The fuller IOP citation for Professor Palmer’s award is crisp, and would lose some of its punch if shortened further; it’s therefore reprinted here in its entirety:
During the last three decades, Palmer has led in a revolution in the fields of weather and climate by establishing a physical basis for understanding nonlinear error growth in prediction models and for developing practical ways of estimating flow-dependent predictability. He has challenged old ideas and has changed the way that weather and climate are viewed both by the public, by associates in the same field, and by scientists in other disciplines.

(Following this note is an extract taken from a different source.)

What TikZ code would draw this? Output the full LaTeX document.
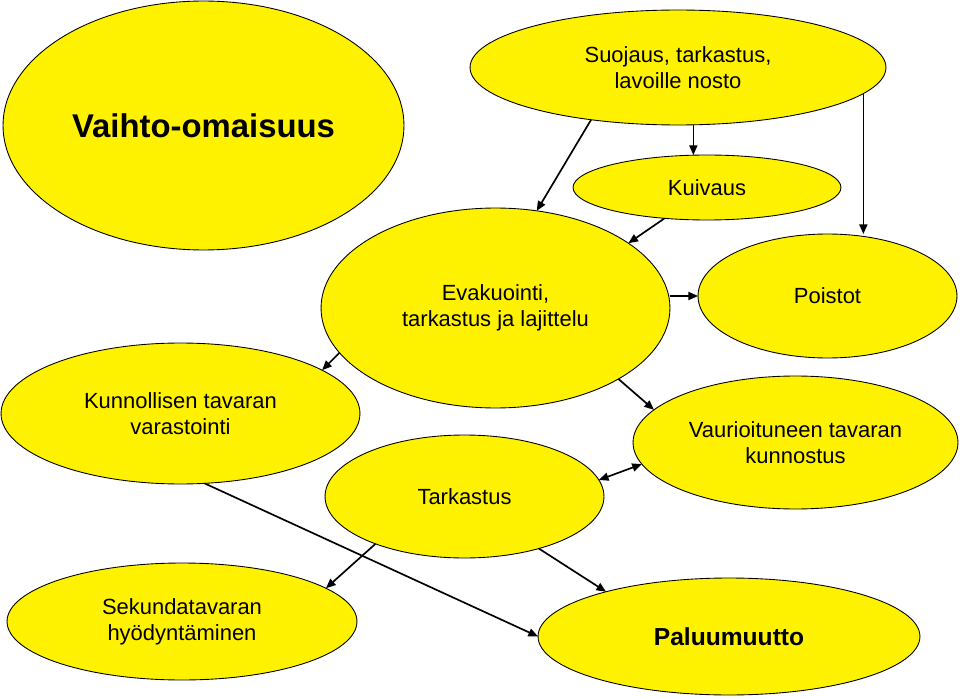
\documentclass[tikz,border=0pt]{standalone}
\usepackage{fontspec}
\setmainfont{Liberation Sans}
\usepackage{tikz}
\usetikzlibrary{arrows.meta, shapes.geometric}

\begin{document}
\begin{tikzpicture}[
      x=0.02cm, y=-0.02cm,
      blob/.style={ellipse, draw=black, line width=0.5pt, fill=yellow, inner sep=0pt, outer sep=0pt,
        align=center, font=\fontsize{12.5}{14.8}\selectfont},
      bigtext/.style={font=\fontsize{18.7}{22}\selectfont\bfseries},
      arr/.style={-{Triangle[length=5.5pt,width=4.6pt]}, line width=0.95pt},
      darr/.style={{Triangle[length=5.5pt,width=4.6pt]}-{Triangle[length=5.5pt,width=4.6pt]}, line width=0.95pt}
    ]
      \useasboundingbox (0,0) rectangle (960,699);
      \node[blob, bigtext, minimum width=8.02cm, minimum height=4.98cm] (vai) at (203.5,125.5) {Vaihto-omaisuus};
      \node[blob, minimum width=8.32cm, minimum height=2.3cm] (suo) at (678,67.5) {Suojaus, tarkastus,\\lavoille nosto};
      \node[blob, minimum width=5.36cm, minimum height=1.3cm] (kui) at (707,187.5) {Kuivaus};
      \node[blob, minimum width=6.98cm, minimum height=4cm] (eva) at (495.5,308) {Evakuointi,\\tarkastus ja lajittelu};
      \node[blob, minimum width=5.18cm, minimum height=2.48cm] (poi) at (827.5,296) {Poistot};
      \node[blob, minimum width=7.18cm, minimum height=2.82cm] (kun) at (180.5,413.5) {Kunnollisen tavaran\\varastointi};
      \node[blob, minimum width=6.5cm, minimum height=2.66cm] (vau) at (795.5,442.5) {Vaurioituneen tavaran\\kunnostus};
      \node[blob, minimum width=5.58cm, minimum height=2.46cm] (tar) at (464.5,496.5) {Tarkastus};
      \node[blob, minimum width=7cm, minimum height=2.34cm] (sek) at (182,621.5) {Sekundatavaran\\hyödyntäminen};
      \node[blob, minimum width=7.64cm, minimum height=2.34cm, font=\fontsize{14}{16}\selectfont\bfseries] (pal) at (729,636.5) {Paluumuutto};

      \draw[arr] (suo.211) -- (eva.67);
      \draw[arr] (suo.285) -- (suo.285 |- kui.north);
      \draw[arr] (suo.352) -- (suo.352 |- poi.north);
      \draw[arr] (kui.216) -- (eva.26);
      \draw[arr] (poi.west -| eva.east) -- (poi.west);
      \draw[arr] (eva.196) -- (kun.17);
      \draw[arr] (eva.330) -- (vau.167);
      \draw[darr] (tar.7) -- (vau.188);
      \draw[arr] (kun.289) -- (pal.west);
      \draw[arr] (tar.208) -- (sek.13);
      \draw[arr] (tar.325) -- (pal.160);
    \end{tikzpicture}
\end{document}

Palmer’s work in weather and climate predictions is a beautiful blend of theoretical insight and practicality. Based on his insights into chaotic behaviour of fluids, he has created a system that gives the wealthy and the poorest of the poor throughout the world a determination of the probability of drought, flood, tropical cyclones or hydro-meteorological hazards in general. This probability has allowed them to determine their levels of risk and, if worthwhile, allows them to instigate mitigation. For example, Palmer’s probabilistic predictions have been used in Bangladesh where, for the first time, societies can anticipate slow-rise, long-lived floods. The savings for the mitigating actions in Bangladesh are of the order of annual incomes.
Normally, the societal benefits of ideas take a long time to permeate to the practical level. But Palmer, having practical applications in mind, has formed an almost immediate link between his theoretical insights and practical applications.
Very nice, on every level.
A closing note. For the most part, meteorology and related AMS disciplines are accurately described as applied sciences. We take results of mathematics, or the laws of physics, or chemistry, etc., as given. We apply what is known to our field. It’s only a tiny minority of our community, a few extraordinary individuals, who can tinker productively with the basic premises and fundamental physical understanding that underpins our work. As the IOP Dirac Gold Medal award attests, Professor Palmer[1] fits comfortably into that elite group.
Bravo!
[1] Professor Palmer is an AMS Fellow and winner of the Charney (1997) and Rossby (2010) Medals.